Smith’s confidence in philosophy (as he frames it) crumbled during a time of deep depression when reason couldn’t make sense of his condition, much less lift him from a pit of inexplicable despair. He lauds the presence of his counselor who, instead of offering abstract analysis, lovingly jumped in beside him.
Seeing his personal despair writ large in culture, Smith concludes that “we can’t think our way out of this mess.” Tired of trading in the “truths of the intellect,” he announces: “I’m throwing in my lot with the poets and painters, the novelists and songwriters.”
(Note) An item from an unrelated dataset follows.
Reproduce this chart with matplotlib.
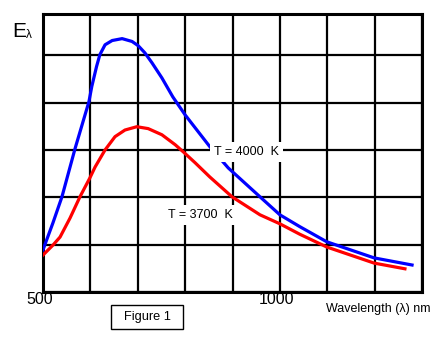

My purpose here is not to directly respond to Smith (others have done so). If Smith is merely rejecting rationalism and its residue in Western faith, then with him I say “good riddance.” His vision for creative art’s contributions to faith and human wholeness is beautiful. Yet there is a warning in the way that—in tune with our tribalistic times—Smith praises good things partly by punishing other good things for being different.
Fragmented Faith
Smith cites Hans Urs von Balthasar as motivation for a new modus operandi: “Love alone is credible; nothing else can be believed, and nothing else ought to be believed.” Smith reasons, “If love alone is credible, literature is truer than philosophy.” He wants to write with “allure rather than acuity,” in a way that works “from the imagination up. Philosophy is out because it “doesn’t ‘speak’ imagination,” and the logician “speaks a tongue that’s foreign to the heart.”